Does your hatred of government mean you voted for more pollution? With your vote, were you demanding that big banks be set free to run the economy into the ground? Were you eager for less consumer protection? Did you insist that more of the tax burden be put on average Americans and less of it on the super-rich? I hope those are the things you wanted because that is what you will get from a Republican Congress and a Republican president.

Do I sound angry? That is because I am. I’m mad because your misguided hissy fit is messing with the country I love. I am as much a patriot as you are. I choke up when I visit the Lincoln Memorial or the graves of the Kennedys. I love the flag and do not cringe from the Pledge of Allegiance. When I ride a horse across open country, I feel a link with all my ancestors — the first of whom arrived on the Maryland shore in the 1640s. Those family members who came before me slowly made their way West, generation after generation, until they finally found a home within sight of the Pacific. I am about as “real” an American as you can get.

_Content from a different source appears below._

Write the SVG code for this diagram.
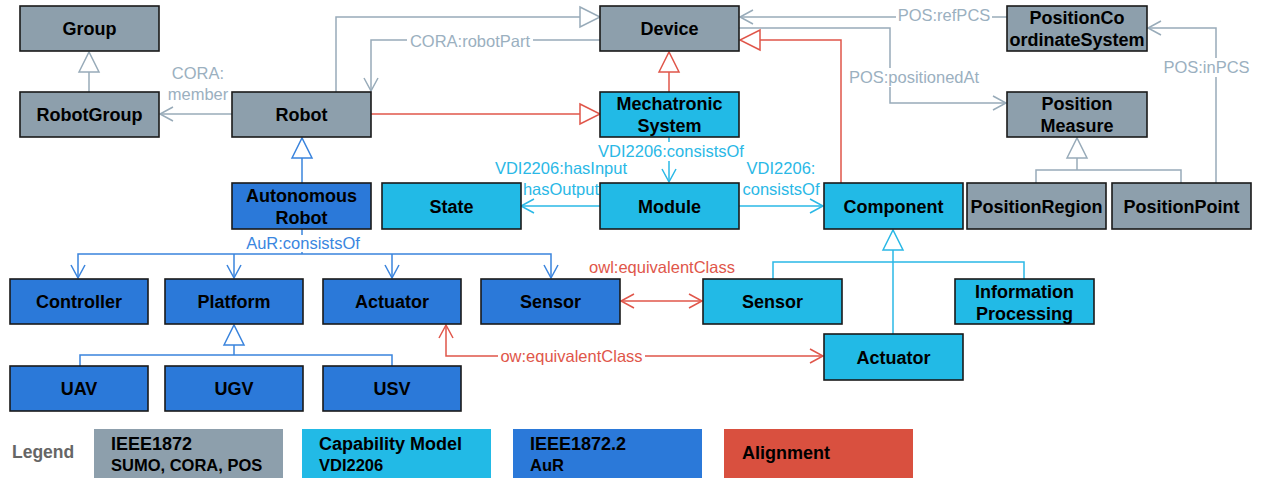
<svg xmlns="http://www.w3.org/2000/svg" width="1261" height="478" viewBox="0 0 1261 478">
<style>
.n rect{stroke:#1a1a1a;stroke-width:1.6}
.g rect{fill:#8d9fac}
.c rect{fill:#22bae6}
.b rect{fill:#2b79d9}
.n text{font-family:"Liberation Sans",Arial,sans-serif;font-weight:bold;font-size:18px;fill:#000;text-anchor:middle}
.e{fill:none;stroke-width:1.5}
.eg{stroke:#98abb9}
.er{stroke:#e0564a}
.eb{stroke:#3a84dd}
.ec{stroke:#2ab8e6}
.lbl{font-family:"Liberation Sans",Arial,sans-serif;font-size:16.5px;text-anchor:middle}
.lg{fill:#9bb0bf}
.lr{fill:#e0564a}
.lb{fill:#3a86e0}
.lc{fill:#2ab8e6}
.bg{fill:#fff}
.leg text{font-family:"Liberation Sans",Arial,sans-serif;font-weight:bold;fill:#000}
</style>
<defs>
<marker id="tg" markerUnits="userSpaceOnUse" markerWidth="20" markerHeight="20" refX="20" refY="10" orient="auto" overflow="visible"><path d="M0,0 L20,10 L0,20 Z" fill="#fff" stroke="#98abb9" stroke-width="1.5"/></marker>
<marker id="tr" markerUnits="userSpaceOnUse" markerWidth="20" markerHeight="20" refX="20" refY="10" orient="auto" overflow="visible"><path d="M0,0 L20,10 L0,20 Z" fill="#fff" stroke="#e0564a" stroke-width="1.5"/></marker>
<marker id="tb" markerUnits="userSpaceOnUse" markerWidth="20" markerHeight="20" refX="20" refY="10" orient="auto" overflow="visible"><path d="M0,0 L20,10 L0,20 Z" fill="#fff" stroke="#3a84dd" stroke-width="1.5"/></marker>
<marker id="tc" markerUnits="userSpaceOnUse" markerWidth="20" markerHeight="20" refX="20" refY="10" orient="auto" overflow="visible"><path d="M0,0 L20,10 L0,20 Z" fill="#fff" stroke="#2ab8e6" stroke-width="1.5"/></marker>
<marker id="og" markerUnits="userSpaceOnUse" markerWidth="14" markerHeight="14" refX="13" refY="7" orient="auto-start-reverse" overflow="visible"><path d="M0,0 L13,7 L0,14" fill="none" stroke="#98abb9" stroke-width="1.5"/></marker>
<marker id="or" markerUnits="userSpaceOnUse" markerWidth="14" markerHeight="14" refX="13" refY="7" orient="auto-start-reverse" overflow="visible"><path d="M0,0 L13,7 L0,14" fill="none" stroke="#e0564a" stroke-width="1.5"/></marker>
<marker id="ob" markerUnits="userSpaceOnUse" markerWidth="14" markerHeight="14" refX="13" refY="7" orient="auto-start-reverse" overflow="visible"><path d="M0,0 L13,7 L0,14" fill="none" stroke="#3a84dd" stroke-width="1.5"/></marker>
<marker id="oc" markerUnits="userSpaceOnUse" markerWidth="14" markerHeight="14" refX="13" refY="7" orient="auto-start-reverse" overflow="visible"><path d="M0,0 L13,7 L0,14" fill="none" stroke="#2ab8e6" stroke-width="1.5"/></marker>
</defs>
<rect width="1261" height="478" fill="#fff"/>

<g id="connectors">
<path class="e eg" d="M89,92 V52" marker-end="url(#tg)"/>
<path class="e eg" d="M232,114 H160" marker-end="url(#og)"/>
<path class="e eg" d="M336,92 V17 H600" marker-end="url(#tg)"/>
<path class="e eg" d="M600,40 H371 V91" marker-end="url(#og)"/>
<path class="e er" d="M371,114 H600" marker-end="url(#tr)"/>
<path class="e er" d="M669,92 V52" marker-end="url(#tr)"/>
<path class="e ec" d="M669,137 V182" marker-end="url(#oc)"/>
<path class="e ec" d="M600,206 H521" marker-end="url(#oc)"/>
<path class="e ec" d="M739,206 H823" marker-end="url(#oc)"/>
<path class="e eg" d="M1007,17 H740" marker-end="url(#og)"/>
<path class="e eg" d="M739,28 H890 V103 H1006" marker-end="url(#og)"/>
<path class="e er" d="M841,183 V40 H740" marker-end="url(#tr)"/>
<path class="e eg" d="M1216,183 V28 H1148" marker-end="url(#og)"/>
<path class="e eg" d="M1077,170 V138" marker-end="url(#tg)"/>
<path class="e eg" d="M1036,183 V170 H1181 V183"/>
<path class="e eb" d="M302,183 V138" marker-end="url(#tb)"/>
<path class="e eb" d="M302,229 V254"/>
<path class="e eb" d="M78,278 V254 H551 V278" marker-end="url(#ob)" marker-start="url(#ob)"/>
<path class="e eb" d="M234,254 V278" marker-end="url(#ob)"/>
<path class="e eb" d="M392,254 V278" marker-end="url(#ob)"/>
<path class="e eb" d="M234,355 V325" marker-end="url(#tb)"/>
<path class="e eb" d="M80,366 V355 H392 V366"/>
<path class="e er" d="M621,301 H702" marker-start="url(#or)" marker-end="url(#or)"/>
<path class="e er" d="M446,325 V356 H823" marker-start="url(#or)" marker-end="url(#or)"/>
<path class="e ec" d="M893,334 V230" marker-end="url(#tc)"/>
<path class="e ec" d="M773,279 V262 H1024 V279"/>

<rect class="bg" x="407" y="33" width="126" height="17"/>
<text class="lbl lg" x="470" y="46.5">CORA:robotPart</text>
<text class="lbl lg" x="198" y="79">CORA:</text>
<text class="lbl lg" x="198" y="100">member</text>
<rect class="bg" x="896" y="7" width="96" height="17"/>
<text class="lbl lg" x="944" y="20.5">POS:refPCS</text>
<rect class="bg" x="847" y="68" width="134" height="19"/>
<text class="lbl lg" x="914" y="83">POS:positionedAt</text>
<rect class="bg" x="1162" y="58" width="89" height="19"/>
<text class="lbl lg" x="1206.5" y="73">POS:inPCS</text>
<rect class="bg" x="597" y="142" width="148" height="19"/>
<text class="lbl lc" x="671" y="156.5">VDI2206:consistsOf</text>
<text class="lbl lc" x="561" y="174">VDI2206:hasInput</text>
<text class="lbl lc" x="561" y="195">hasOutput</text>
<text class="lbl lc" x="781" y="174">VDI2206:</text>
<text class="lbl lc" x="781" y="194.5">consistsOf</text>
<rect class="bg" x="244" y="235" width="118" height="17"/>
<text class="lbl lb" x="303" y="249">AuR:consistsOf</text>
<text class="lbl lr" x="662" y="273">owl:equivalentClass</text>
<rect class="bg" x="498" y="348" width="147" height="18"/>
<text class="lbl lr" x="571.5" y="362">ow:equivalentClass</text>
</g>

<g id="Group" class="n g"><rect x="20" y="6" width="139" height="45"/><text x="89.5" y="35">Group</text></g>
<g id="RobotGroup" class="n g"><rect x="20" y="92" width="139" height="45"/><text x="89.5" y="121">RobotGroup</text></g>
<g id="Robot" class="n g"><rect x="232" y="92" width="139" height="45"/><text x="301.5" y="121">Robot</text></g>
<g id="Device" class="n g"><rect x="600" y="6" width="139" height="45"/><text x="669.5" y="35">Device</text></g>
<g id="MechatronicSystem" class="n c"><rect x="600" y="92" width="139" height="45"/><text x="669.5" y="110">Mechatronic</text><text x="669.5" y="132">System</text></g>
<g id="PositionCoordinateSystem" class="n g"><rect x="1007" y="6" width="140" height="45"/><text x="1077" y="24">PositionCo</text><text x="1077" y="46">ordinateSystem</text></g>
<g id="PositionMeasure" class="n g"><rect x="1007" y="92" width="140" height="45"/><text x="1077" y="110">Position</text><text x="1077" y="132">Measure</text></g>
<g id="AutonomousRobot" class="n b"><rect x="232" y="183" width="139" height="46"/><text x="301.5" y="202">Autonomous</text><text x="301.5" y="224">Robot</text></g>
<g id="State" class="n c"><rect x="382" y="183" width="139" height="46"/><text x="451.5" y="212.5">State</text></g>
<g id="Module" class="n c"><rect x="600" y="183" width="139" height="46"/><text x="669.5" y="212.5">Module</text></g>
<g id="Component" class="n c"><rect x="824" y="183" width="139" height="46"/><text x="893.5" y="212.5">Component</text></g>
<g id="PositionRegion" class="n g"><rect x="967" y="183" width="139" height="46"/><text x="1036.5" y="212.5">PositionRegion</text></g>
<g id="PositionPoint" class="n g"><rect x="1112" y="183" width="139" height="46"/><text x="1181.5" y="212.5">PositionPoint</text></g>
<g id="Controller" class="n b"><rect x="10" y="279" width="138" height="45"/><text x="79" y="308">Controller</text></g>
<g id="Platform" class="n b"><rect x="165" y="279" width="138" height="45"/><text x="234" y="308">Platform</text></g>
<g id="ActuatorAuR" class="n b"><rect x="323" y="279" width="138" height="45"/><text x="392" y="308">Actuator</text></g>
<g id="SensorAuR" class="n b"><rect x="481" y="279" width="139" height="45"/><text x="550.5" y="308">Sensor</text></g>
<g id="SensorVDI" class="n c"><rect x="703" y="279" width="139" height="45"/><text x="772.5" y="308">Sensor</text></g>
<g id="InformationProcessing" class="n c"><rect x="955" y="279" width="139" height="45"/><text x="1024.5" y="298">Information</text><text x="1024.5" y="320">Processing</text></g>
<g id="ActuatorVDI" class="n c"><rect x="824" y="334" width="139" height="46"/><text x="893.5" y="363.5">Actuator</text></g>
<g id="UAV" class="n b"><rect x="10" y="366" width="138" height="45"/><text x="79" y="395">UAV</text></g>
<g id="UGV" class="n b"><rect x="165" y="366" width="138" height="45"/><text x="234" y="395">UGV</text></g>
<g id="USV" class="n b"><rect x="323" y="366" width="138" height="45"/><text x="392" y="395">USV</text></g>

<g id="legend" class="leg">
<text x="12" y="458" font-size="17.5" style="fill:#666">Legend</text>
<rect x="94" y="429" width="189" height="49" fill="#8d9fac"/>
<text x="111" y="450" font-size="18">IEEE1872</text>
<text x="111" y="471" font-size="16.5">SUMO, CORA, POS</text>
<rect x="302" y="429" width="189" height="49" fill="#22bae6"/>
<text x="319" y="450" font-size="18">Capability Model</text>
<text x="319" y="471" font-size="16.5">VDI2206</text>
<rect x="513" y="429" width="189" height="49" fill="#2b79d9"/>
<text x="530" y="450" font-size="18">IEEE1872.2</text>
<text x="530" y="471" font-size="16.5">AuR</text>
<rect x="724" y="429" width="189" height="49" fill="#d9503f"/>
<text x="742" y="459" font-size="18">Alignment</text>
</g>
</svg>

But I am fed up with those of you who think there is only one way to be American. Some of the truest Americans I have met are among those whose ancestors came here in slave ships. Some of the Americans who give me the most hope are the children of parents who slipped across the border in search of a better life; young dreamers working hard for an education and a chance to contribute to our society. Some of the Americans I admire the most are like my friend Jack who left the narrow-mindedness of his home state and came West to Los Angeles, where he met and married the man he loved. America is great because it has room for all these people and more.

If, ultimately, the real reason you voted for Trump was because he promised to start shutting doors that have been opened for people who do not fit a narrow definition of American, you should understand you are in for a fight. It’s now my turn to say it: I want my country back.